- [Provided data]:

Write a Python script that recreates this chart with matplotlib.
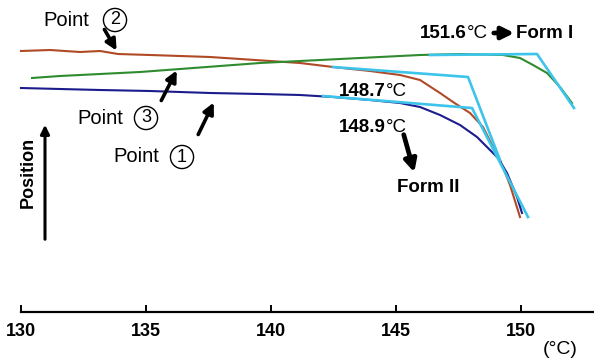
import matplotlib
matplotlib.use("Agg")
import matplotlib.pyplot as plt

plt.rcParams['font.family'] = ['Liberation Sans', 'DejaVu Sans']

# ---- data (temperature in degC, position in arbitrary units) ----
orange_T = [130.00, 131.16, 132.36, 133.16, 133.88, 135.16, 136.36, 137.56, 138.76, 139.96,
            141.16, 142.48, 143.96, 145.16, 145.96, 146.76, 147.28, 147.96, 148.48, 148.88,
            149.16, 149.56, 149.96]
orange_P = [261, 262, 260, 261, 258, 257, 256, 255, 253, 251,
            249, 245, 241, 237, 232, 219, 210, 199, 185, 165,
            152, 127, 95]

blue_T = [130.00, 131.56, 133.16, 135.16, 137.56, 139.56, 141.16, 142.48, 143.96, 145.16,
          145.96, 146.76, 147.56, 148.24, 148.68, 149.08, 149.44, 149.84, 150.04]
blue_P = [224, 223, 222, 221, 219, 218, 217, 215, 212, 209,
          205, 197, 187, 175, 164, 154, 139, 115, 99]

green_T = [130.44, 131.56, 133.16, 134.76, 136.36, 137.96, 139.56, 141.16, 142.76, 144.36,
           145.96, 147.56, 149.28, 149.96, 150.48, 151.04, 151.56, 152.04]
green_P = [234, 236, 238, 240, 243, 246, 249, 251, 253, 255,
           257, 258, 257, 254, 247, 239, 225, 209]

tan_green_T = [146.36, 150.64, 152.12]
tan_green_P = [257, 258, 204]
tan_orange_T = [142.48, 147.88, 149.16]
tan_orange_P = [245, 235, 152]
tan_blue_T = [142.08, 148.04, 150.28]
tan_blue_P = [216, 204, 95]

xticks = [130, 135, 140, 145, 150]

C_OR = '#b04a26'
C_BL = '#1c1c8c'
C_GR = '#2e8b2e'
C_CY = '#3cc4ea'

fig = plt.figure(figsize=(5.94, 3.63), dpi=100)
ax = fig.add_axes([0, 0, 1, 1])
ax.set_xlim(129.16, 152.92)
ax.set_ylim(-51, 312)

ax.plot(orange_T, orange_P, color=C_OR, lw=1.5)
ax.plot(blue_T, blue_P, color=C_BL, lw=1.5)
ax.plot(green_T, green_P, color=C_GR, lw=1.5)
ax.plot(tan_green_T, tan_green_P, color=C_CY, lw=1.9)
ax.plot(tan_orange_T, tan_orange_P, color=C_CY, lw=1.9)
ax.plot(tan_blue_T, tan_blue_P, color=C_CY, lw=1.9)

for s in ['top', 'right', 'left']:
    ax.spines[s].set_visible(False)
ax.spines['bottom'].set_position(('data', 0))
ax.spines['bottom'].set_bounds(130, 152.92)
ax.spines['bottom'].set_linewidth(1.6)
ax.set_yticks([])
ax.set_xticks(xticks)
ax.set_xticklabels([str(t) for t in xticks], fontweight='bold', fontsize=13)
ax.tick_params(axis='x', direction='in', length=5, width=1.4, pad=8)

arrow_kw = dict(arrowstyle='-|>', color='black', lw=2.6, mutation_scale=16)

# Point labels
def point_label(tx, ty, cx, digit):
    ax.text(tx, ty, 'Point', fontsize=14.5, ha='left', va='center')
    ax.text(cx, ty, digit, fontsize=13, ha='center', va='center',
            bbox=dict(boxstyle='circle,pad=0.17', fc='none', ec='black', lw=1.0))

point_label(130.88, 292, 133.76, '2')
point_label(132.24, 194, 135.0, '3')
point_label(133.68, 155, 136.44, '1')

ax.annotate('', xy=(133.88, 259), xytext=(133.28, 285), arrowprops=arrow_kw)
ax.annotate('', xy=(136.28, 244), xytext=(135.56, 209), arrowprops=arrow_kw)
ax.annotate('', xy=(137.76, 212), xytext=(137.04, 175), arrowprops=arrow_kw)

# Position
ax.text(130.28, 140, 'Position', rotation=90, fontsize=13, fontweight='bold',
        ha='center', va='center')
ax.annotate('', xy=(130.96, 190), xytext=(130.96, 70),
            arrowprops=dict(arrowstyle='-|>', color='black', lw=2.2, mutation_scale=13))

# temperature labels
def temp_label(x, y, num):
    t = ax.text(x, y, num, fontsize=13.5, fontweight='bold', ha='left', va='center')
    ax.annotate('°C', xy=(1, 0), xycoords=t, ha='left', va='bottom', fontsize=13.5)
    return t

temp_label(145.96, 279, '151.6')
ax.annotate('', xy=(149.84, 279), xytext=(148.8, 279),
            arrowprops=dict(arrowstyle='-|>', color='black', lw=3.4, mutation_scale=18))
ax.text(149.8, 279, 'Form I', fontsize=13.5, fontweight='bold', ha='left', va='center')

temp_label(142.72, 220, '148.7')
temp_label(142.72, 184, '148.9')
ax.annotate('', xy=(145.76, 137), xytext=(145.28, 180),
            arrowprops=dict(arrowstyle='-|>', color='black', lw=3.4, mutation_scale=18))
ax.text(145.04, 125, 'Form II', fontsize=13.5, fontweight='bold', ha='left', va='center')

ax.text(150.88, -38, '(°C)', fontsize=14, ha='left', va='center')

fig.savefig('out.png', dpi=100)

- [Requirement]: Write down every line from the opening of the listing to the line with "plt.rcParams['font.family'] = ['Liberation", both included, and nothing else; the pictures are omitted.

- [Final result]:
Write a Python script that recreates this chart with matplotlib.
import matplotlib
matplotlib.use("Agg")
import matplotlib.pyplot as plt

plt.rcParams['font.family'] = ['Liberation Sans', 'DejaVu Sans']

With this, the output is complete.